*Do this:* Print, please, exactly and only the lines between the line holding "Output the Python" and the line holding "blasted/ etched' ?", inclusive, omitting any pictures.

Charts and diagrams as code
┄┄┄┄┄┄┄┄┄┄┄┄┄┄┄┄┄┄┄┄
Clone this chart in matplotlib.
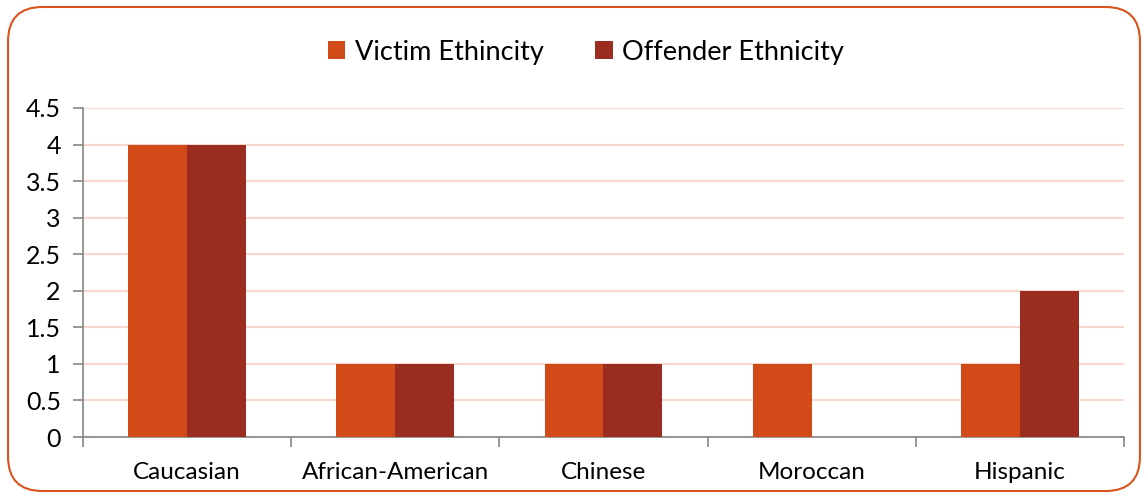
import numpy as np
import matplotlib
matplotlib.use('Agg')
from matplotlib import pyplot as plt
from matplotlib.patches import FancyBboxPatch

categories = ['Caucasian', 'African-American', 'Chinese', 'Moroccan', 'Hispanic']
victim = [4, 1, 1, 1, 1]
offender = [4, 1, 1, 0, 2]
series_names = ['Victim Ethincity', 'Offender Ethnicity']
yticks = [0, 0.5, 1, 1.5, 2, 2.5, 3, 3.5, 4, 4.5]
ytick_labels = ['0', '0.5', '1', '1.5', '2', '2.5', '3', '3.5', '4', '4.5']

c_victim = '#D24A18'
c_offender = '#9B2D20'
grid_col = '#F6D8CF'
axis_col = '#868686'

plt.rcParams['font.family'] = ['Lato', 'DejaVu Sans']

fig = plt.figure(figsize=(11.48, 4.99), dpi=100)
ax = fig.add_axes([0.0723, 0.1242, 0.9067, 0.6594])

x = np.arange(len(categories))
w = 0.283
b1 = ax.bar(x - w / 2, victim, w, color=c_victim, label=series_names[0], zorder=3)
b2 = ax.bar(x + w / 2, offender, w, color=c_offender, label=series_names[1], zorder=3)

ax.set_xlim(-0.5, len(categories) - 0.5)
ax.set_ylim(0, 4.5)
ax.set_yticks(yticks)
ax.set_yticklabels(ytick_labels, fontsize=18)
ax.set_xticks(x)
ax.set_xticklabels(categories, fontsize=17.5)
ax.tick_params(axis='x', length=0, pad=18)
ax.set_xticks(np.arange(len(categories) + 1) - 0.5, minor=True)
ax.tick_params(axis='x', which='minor', length=7, color=axis_col, width=1.2, direction='out')
ax.tick_params(axis='y', length=7, color=axis_col, width=1.2, pad=9)

ax.yaxis.grid(True, color=grid_col, linewidth=1.5, zorder=0)
ax.set_axisbelow(True)
for s in ['top', 'right']:
    ax.spines[s].set_visible(False)
for s in ['left', 'bottom']:
    ax.spines[s].set_color(axis_col)
    ax.spines[s].set_linewidth(1.2)

fig.legend(handles=[b1, b2], loc='center', bbox_to_anchor=(0.5105, 0.895), ncol=2,
           frameon=False, fontsize=19.5, handlelength=0.65, handleheight=0.65,
           handletextpad=0.35, columnspacing=1.9)

border = FancyBboxPatch((0.007, 0.016), 0.986, 0.97, boxstyle='round,pad=0,rounding_size=0.03',
                        transform=fig.transFigure, fill=False, edgecolor='#D9541E',
                        linewidth=1.5, mutation_aspect=1148 / 499)
fig.patches.append(border)

fig.savefig('out.png', dpi=100)
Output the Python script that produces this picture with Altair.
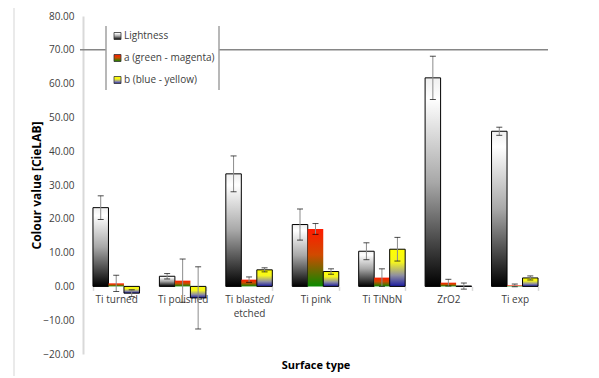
import altair as alt
import pandas as pd

categories = ["Ti turned", "Ti polished", "Ti blasted/ etched", "Ti pink", "Ti TiNbN", "ZrO2", "Ti exp"]
series = ["Lightness", "a (green - magenta)", "b (blue - yellow)"]
lightness = [23.3, 3.0, 33.3, 18.3, 10.4, 61.7, 45.9]
lightness_err = [3.5, 0.8, 5.3, 4.6, 2.5, 6.4, 1.2]
a_vals = [0.9, 1.7, 2.0, 17.0, 2.6, 1.1, 0.3]
a_err = [2.4, 6.4, 0.8, 1.6, 2.6, 1.0, 0.4]
b_vals = [-2.0, -3.4, 4.9, 4.4, 11.0, 0.1, 2.5]
b_err = [1.0, 9.2, 0.6, 0.8, 3.5, 0.9, 0.6]
y_ticks = [-20, -10, 0, 10, 20, 30, 40, 50, 60, 70, 80]
ref_line = 70

vals = [lightness, a_vals, b_vals]
errs = [lightness_err, a_err, b_err]
rows = []
for s, v, e in zip(series, vals, errs):
    for c, vv, ee in zip(categories, v, e):
        rows.append({"cat": c, "series": s, "value": vv, "lo": vv - ee, "hi": vv + ee})
df = pd.DataFrame(rows)

FONT = "Open Sans"

def grad(stops):
    return alt.Gradient(
        gradient="linear", x1=0, y1=0, x2=0, y2=1,
        stops=[alt.GradientStop(offset=o, color=c) for o, c in stops],
    )

grads = {
    series[0]: grad([(0, "#efefef"), (0.1, "#ffffff"), (0.5, "#a8a8a8"), (1, "#000000")]),
    series[1]: grad([(0, "#ff1a00"), (0.45, "#d04a00"), (1, "#0a8a00")]),
    series[2]: grad([(0, "#ffff00"), (0.35, "#f5f520"), (0.7, "#9090a0"), (1, "#1a1aa0")]),
}
strokes = {series[0]: "#000000", series[1]: None, series[2]: "#000000"}

label_expr = "datum.label == 'Ti blasted/ etched' ? ['Ti blasted/', 'etched'] : datum.label"

x_enc = alt.X(
    "cat:N",
    sort=categories,
    scale=alt.Scale(domain=categories, paddingInner=0.3, paddingOuter=0.15),
    axis=alt.Axis(
        title="Surface type", domain=False, ticks=True, tickBand="extent",
        tickColor="#d9d9d9", tickSize=4, tickWidth=1.5, labelAngle=0,
        labelFont=FONT, labelFontSize=10, labelColor="#404040", labelPadding=4,
        labelLineHeight=14, labelExpr=label_expr, offset=-67.6, grid=False,
        titleY=79, titleBaseline="middle", titleFont=FONT, titleFontSize=11,
        titleFontWeight="bold", titleColor="#000000",
    ),
)
xo_enc = alt.XOffset("series:N", sort=series,
                     scale=alt.Scale(domain=series, paddingInner=0, paddingOuter=0))
y_scale = alt.Scale(domain=[-20, 80], nice=False)
y_axis = alt.Axis(
    title="Colour value [CieLAB]", values=y_ticks, tickCount=11, format=".2f", grid=False,
    ticks=False, domainColor="#d9d9d9", domainWidth=2, labelFont=FONT,
    labelFontSize=10, labelColor="#404040", labelPadding=9, labelOverlap=False,
    titleFont=FONT, titleFontSize=12, titleFontWeight="bold", titleColor="#000000",
    titleX=-47, titleY=169, titleBaseline="middle",
)

def Y(field):
    return alt.Y(field, scale=y_scale, axis=y_axis, title="Colour value [CieLAB]")

layers = []
for s in series:
    base = alt.Chart(df).transform_filter(alt.datum.series == s)
    mk = dict(fill=grads[s])
    if strokes[s]:
        mk.update(stroke=strokes[s], strokeWidth=1)
    layers.append(base.mark_bar(**mk).encode(x=x_enc, xOffset=xo_enc, y=Y("value:Q")))

err_base = alt.Chart(df)
layers.append(err_base.mark_rule(color="#8c8c8c", strokeWidth=1).encode(
    x=x_enc, xOffset=xo_enc, y=Y("lo:Q"), y2="hi:Q"))
layers.append(err_base.mark_tick(color="#000000", orient="horizontal", size=6, thickness=1).encode(
    x=x_enc, xOffset=xo_enc, y=Y("hi:Q")))
layers.append(err_base.mark_tick(color="#000000", orient="horizontal", size=6, thickness=1).encode(
    x=x_enc, xOffset=xo_enc, y=Y("lo:Q")))

# horizontal line at 70
ref_df = pd.DataFrame({"y": [ref_line]})
layers.append(alt.Chart(ref_df).mark_rule(color="#868686", strokeWidth=1.5).encode(
    y=Y("y:Q"), x=alt.value(-3), x2=alt.value(465)))

# legend box
leg_df = pd.DataFrame({"k": [0]})
layers.append(alt.Chart(leg_df).mark_rect(fill="white").encode(
    x=alt.value(23), x2=alt.value(136), y=alt.value(10), y2=alt.value(74)))
for xv in [23, 136]:
    layers.append(alt.Chart(leg_df).mark_rule(color="#a0a0a0", strokeWidth=1.5).encode(
        x=alt.value(xv), y=alt.value(10), y2=alt.value(74)))
for i, s in enumerate(series):
    cy = 20 + 22 * i
    layers.append(alt.Chart(leg_df).mark_rect(fill=grads[s], stroke="#333333", strokeWidth=0.8).encode(
        x=alt.value(31), x2=alt.value(38), y=alt.value(cy - 3.5), y2=alt.value(cy + 3.5)))
    layers.append(alt.Chart(leg_df).mark_text(
        text=s, align="left", baseline="middle", font=FONT, fontSize=10, color="#404040").encode(
        x=alt.value(41), y=alt.value(cy)))

# faint chart-area border on the left
layers.append(alt.Chart(leg_df).mark_rule(color="#e3e3e3", strokeWidth=1.5).encode(
    x=alt.value(-69), y=alt.value(-8), y2=alt.value(360)))

chart = alt.layer(*layers).properties(
    width=465, height=338,
    autosize=alt.AutoSizeParams(type="none"),
    padding={"left": 75, "top": 8, "right": 40, "bottom": 22},
).configure_view(stroke=None)

chart.save("out.html", embed_options={"renderer": "svg", "actions": False})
┄┄┄┄┄┄┄┄┄┄┄┄┄┄┄┄┄┄┄┄
*Output of the exercise:*
Output the Python script that produces this picture with Altair.
import altair as alt
import pandas as pd

categories = ["Ti turned", "Ti polished", "Ti blasted/ etched", "Ti pink", "Ti TiNbN", "ZrO2", "Ti exp"]
series = ["Lightness", "a (green - magenta)", "b (blue - yellow)"]
lightness = [23.3, 3.0, 33.3, 18.3, 10.4, 61.7, 45.9]
lightness_err = [3.5, 0.8, 5.3, 4.6, 2.5, 6.4, 1.2]
a_vals = [0.9, 1.7, 2.0, 17.0, 2.6, 1.1, 0.3]
a_err = [2.4, 6.4, 0.8, 1.6, 2.6, 1.0, 0.4]
b_vals = [-2.0, -3.4, 4.9, 4.4, 11.0, 0.1, 2.5]
b_err = [1.0, 9.2, 0.6, 0.8, 3.5, 0.9, 0.6]
y_ticks = [-20, -10, 0, 10, 20, 30, 40, 50, 60, 70, 80]
ref_line = 70

vals = [lightness, a_vals, b_vals]
errs = [lightness_err, a_err, b_err]
rows = []
for s, v, e in zip(series, vals, errs):
    for c, vv, ee in zip(categories, v, e):
        rows.append({"cat": c, "series": s, "value": vv, "lo": vv - ee, "hi": vv + ee})
df = pd.DataFrame(rows)

FONT = "Open Sans"

def grad(stops):
    return alt.Gradient(
        gradient="linear", x1=0, y1=0, x2=0, y2=1,
        stops=[alt.GradientStop(offset=o, color=c) for o, c in stops],
    )

grads = {
    series[0]: grad([(0, "#efefef"), (0.1, "#ffffff"), (0.5, "#a8a8a8"), (1, "#000000")]),
    series[1]: grad([(0, "#ff1a00"), (0.45, "#d04a00"), (1, "#0a8a00")]),
    series[2]: grad([(0, "#ffff00"), (0.35, "#f5f520"), (0.7, "#9090a0"), (1, "#1a1aa0")]),
}
strokes = {series[0]: "#000000", series[1]: None, series[2]: "#000000"}

label_expr = "datum.label == 'Ti blasted/ etched' ? ['Ti blasted/', 'etched'] : datum.label"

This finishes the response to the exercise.